── LISTED ENTRIES
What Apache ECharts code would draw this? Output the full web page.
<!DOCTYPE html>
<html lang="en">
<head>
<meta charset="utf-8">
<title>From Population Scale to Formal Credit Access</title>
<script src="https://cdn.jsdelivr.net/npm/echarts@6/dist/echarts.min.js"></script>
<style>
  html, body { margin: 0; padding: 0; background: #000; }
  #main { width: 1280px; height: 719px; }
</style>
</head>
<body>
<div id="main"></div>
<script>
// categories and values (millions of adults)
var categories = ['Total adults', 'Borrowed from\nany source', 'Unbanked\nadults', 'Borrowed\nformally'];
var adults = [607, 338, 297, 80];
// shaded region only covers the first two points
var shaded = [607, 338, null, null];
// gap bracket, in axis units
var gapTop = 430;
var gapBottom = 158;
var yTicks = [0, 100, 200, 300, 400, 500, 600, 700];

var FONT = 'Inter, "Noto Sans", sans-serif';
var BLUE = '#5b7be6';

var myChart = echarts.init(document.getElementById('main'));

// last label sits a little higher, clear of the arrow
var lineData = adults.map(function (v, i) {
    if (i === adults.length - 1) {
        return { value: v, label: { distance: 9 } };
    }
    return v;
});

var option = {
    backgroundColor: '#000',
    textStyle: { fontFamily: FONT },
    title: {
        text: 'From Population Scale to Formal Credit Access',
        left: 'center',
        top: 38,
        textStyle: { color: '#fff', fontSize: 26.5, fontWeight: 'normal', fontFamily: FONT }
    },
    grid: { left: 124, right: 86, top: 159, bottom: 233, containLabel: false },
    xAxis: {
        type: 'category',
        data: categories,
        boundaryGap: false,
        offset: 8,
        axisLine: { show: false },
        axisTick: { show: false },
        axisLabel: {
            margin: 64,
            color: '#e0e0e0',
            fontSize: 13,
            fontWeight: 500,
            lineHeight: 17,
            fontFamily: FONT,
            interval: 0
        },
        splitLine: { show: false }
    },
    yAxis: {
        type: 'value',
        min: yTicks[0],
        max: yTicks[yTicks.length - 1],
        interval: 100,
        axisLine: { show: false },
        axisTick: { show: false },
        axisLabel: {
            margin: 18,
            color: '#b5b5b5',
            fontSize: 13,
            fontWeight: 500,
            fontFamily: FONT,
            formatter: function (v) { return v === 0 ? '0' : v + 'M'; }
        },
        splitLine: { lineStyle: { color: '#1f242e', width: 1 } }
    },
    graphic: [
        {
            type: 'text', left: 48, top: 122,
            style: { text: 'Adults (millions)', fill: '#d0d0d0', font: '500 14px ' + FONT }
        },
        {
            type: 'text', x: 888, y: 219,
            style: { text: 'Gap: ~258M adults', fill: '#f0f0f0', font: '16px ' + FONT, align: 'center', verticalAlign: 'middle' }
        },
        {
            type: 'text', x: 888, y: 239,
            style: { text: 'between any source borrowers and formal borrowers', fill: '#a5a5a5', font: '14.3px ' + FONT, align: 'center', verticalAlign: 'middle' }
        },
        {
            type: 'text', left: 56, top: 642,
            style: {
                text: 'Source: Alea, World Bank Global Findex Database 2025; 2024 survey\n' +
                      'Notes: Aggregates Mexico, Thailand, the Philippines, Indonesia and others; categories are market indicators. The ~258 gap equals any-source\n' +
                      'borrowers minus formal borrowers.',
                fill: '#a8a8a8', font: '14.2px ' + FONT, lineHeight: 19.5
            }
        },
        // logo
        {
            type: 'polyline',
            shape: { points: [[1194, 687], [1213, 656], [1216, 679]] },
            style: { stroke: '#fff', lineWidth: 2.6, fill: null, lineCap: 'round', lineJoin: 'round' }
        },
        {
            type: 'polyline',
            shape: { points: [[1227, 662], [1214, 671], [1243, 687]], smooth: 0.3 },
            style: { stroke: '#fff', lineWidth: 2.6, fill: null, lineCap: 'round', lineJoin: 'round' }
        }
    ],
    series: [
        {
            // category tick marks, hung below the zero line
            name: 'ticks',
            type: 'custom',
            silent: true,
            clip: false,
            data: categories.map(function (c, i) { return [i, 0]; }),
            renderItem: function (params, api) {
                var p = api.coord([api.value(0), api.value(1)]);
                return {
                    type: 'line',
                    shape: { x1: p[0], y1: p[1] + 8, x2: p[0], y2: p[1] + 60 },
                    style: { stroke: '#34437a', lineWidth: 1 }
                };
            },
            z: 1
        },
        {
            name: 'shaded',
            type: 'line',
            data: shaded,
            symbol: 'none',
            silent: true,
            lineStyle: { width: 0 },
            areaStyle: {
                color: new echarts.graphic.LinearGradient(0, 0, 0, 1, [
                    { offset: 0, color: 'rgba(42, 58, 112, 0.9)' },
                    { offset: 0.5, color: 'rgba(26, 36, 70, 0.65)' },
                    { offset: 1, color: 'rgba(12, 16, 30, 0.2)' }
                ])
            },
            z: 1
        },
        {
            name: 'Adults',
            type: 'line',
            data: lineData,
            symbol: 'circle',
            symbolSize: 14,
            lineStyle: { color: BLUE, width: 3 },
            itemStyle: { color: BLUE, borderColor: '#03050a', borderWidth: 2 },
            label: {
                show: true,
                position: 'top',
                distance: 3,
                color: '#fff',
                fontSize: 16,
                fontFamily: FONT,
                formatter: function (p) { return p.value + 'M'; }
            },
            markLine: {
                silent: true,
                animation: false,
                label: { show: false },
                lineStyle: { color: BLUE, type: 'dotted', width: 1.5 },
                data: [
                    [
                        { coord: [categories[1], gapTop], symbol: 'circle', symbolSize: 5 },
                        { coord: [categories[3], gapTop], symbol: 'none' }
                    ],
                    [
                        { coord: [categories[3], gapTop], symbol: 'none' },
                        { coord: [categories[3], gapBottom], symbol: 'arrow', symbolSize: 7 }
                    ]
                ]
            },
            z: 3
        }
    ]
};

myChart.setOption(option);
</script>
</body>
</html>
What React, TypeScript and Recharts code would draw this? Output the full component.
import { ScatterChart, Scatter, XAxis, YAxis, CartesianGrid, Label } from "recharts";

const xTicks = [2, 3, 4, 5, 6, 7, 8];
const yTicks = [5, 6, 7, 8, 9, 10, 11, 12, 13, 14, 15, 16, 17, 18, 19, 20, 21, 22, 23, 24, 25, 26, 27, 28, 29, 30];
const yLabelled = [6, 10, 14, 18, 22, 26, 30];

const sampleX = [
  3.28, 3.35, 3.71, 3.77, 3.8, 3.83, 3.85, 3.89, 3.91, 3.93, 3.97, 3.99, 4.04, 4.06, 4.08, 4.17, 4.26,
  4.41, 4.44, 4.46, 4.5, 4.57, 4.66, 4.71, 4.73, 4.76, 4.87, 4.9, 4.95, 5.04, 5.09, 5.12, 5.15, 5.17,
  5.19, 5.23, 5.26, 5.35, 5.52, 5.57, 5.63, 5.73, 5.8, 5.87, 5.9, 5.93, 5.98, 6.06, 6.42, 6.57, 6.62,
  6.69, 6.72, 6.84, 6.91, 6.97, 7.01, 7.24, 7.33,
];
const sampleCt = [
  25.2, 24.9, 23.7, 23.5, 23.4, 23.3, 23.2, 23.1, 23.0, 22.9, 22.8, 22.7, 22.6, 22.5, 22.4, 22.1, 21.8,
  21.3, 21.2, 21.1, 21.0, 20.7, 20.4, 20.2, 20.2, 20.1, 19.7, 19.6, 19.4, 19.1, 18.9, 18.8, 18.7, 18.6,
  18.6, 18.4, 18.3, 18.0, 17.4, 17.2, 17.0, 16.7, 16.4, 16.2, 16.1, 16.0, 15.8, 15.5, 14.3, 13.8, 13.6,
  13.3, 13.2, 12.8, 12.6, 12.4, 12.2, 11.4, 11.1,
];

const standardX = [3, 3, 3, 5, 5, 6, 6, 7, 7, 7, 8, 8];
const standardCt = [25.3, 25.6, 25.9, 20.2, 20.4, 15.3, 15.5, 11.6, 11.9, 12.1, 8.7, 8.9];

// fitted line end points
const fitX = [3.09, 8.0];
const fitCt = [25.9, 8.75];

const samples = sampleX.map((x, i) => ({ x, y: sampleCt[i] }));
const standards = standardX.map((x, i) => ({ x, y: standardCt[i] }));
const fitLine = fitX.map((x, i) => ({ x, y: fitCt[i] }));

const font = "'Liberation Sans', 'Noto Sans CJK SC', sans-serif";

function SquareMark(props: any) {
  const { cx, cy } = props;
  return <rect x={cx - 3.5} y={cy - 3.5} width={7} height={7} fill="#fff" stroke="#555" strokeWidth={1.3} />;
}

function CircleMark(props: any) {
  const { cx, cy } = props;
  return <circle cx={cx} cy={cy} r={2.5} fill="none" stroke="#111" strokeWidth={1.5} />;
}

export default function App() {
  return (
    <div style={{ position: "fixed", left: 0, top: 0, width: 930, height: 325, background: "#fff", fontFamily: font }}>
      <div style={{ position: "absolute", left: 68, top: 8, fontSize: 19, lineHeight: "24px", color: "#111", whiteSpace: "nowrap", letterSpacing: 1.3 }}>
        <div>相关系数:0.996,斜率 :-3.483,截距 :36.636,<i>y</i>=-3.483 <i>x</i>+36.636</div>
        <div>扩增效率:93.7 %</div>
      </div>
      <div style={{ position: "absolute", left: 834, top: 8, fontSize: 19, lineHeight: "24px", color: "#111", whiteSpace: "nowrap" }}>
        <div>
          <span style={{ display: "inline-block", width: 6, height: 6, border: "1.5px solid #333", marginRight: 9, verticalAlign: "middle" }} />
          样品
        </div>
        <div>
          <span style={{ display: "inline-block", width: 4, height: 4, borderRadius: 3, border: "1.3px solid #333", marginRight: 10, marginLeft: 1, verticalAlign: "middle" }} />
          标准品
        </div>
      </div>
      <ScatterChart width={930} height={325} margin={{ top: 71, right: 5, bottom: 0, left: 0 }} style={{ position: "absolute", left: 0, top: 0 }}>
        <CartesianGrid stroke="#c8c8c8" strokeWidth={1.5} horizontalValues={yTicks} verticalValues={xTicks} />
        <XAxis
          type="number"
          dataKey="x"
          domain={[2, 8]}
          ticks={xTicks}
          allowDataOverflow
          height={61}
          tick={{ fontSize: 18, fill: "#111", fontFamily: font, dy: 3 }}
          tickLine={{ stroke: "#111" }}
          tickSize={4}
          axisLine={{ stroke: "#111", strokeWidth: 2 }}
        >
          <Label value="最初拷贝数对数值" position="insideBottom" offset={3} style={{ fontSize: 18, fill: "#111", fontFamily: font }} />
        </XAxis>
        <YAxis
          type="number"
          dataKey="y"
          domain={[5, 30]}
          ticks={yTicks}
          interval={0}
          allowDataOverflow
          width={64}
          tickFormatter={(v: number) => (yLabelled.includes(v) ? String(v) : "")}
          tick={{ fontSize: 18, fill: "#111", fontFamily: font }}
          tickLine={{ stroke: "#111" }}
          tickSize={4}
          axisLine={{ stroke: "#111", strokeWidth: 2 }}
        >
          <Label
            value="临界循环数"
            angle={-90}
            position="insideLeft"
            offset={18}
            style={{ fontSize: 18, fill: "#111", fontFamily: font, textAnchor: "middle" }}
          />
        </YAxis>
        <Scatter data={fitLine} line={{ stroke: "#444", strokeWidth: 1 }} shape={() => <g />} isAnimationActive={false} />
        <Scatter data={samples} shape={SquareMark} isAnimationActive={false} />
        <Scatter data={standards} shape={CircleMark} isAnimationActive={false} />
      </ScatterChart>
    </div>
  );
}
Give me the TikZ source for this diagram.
────
STATED EXERCISE: Within the material above, transcribe exactly the lines that run from the line holding "What React, TypeScript" through the line holding "const yLabelled = [6, 10, 14, 18, 22, 26, 30];".

TASK SOLUTION:
What React, TypeScript and Recharts code would draw this? Output the full component.
import { ScatterChart, Scatter, XAxis, YAxis, CartesianGrid, Label } from "recharts";

const xTicks = [2, 3, 4, 5, 6, 7, 8];
const yTicks = [5, 6, 7, 8, 9, 10, 11, 12, 13, 14, 15, 16, 17, 18, 19, 20, 21, 22, 23, 24, 25, 26, 27, 28, 29, 30];
const yLabelled = [6, 10, 14, 18, 22, 26, 30];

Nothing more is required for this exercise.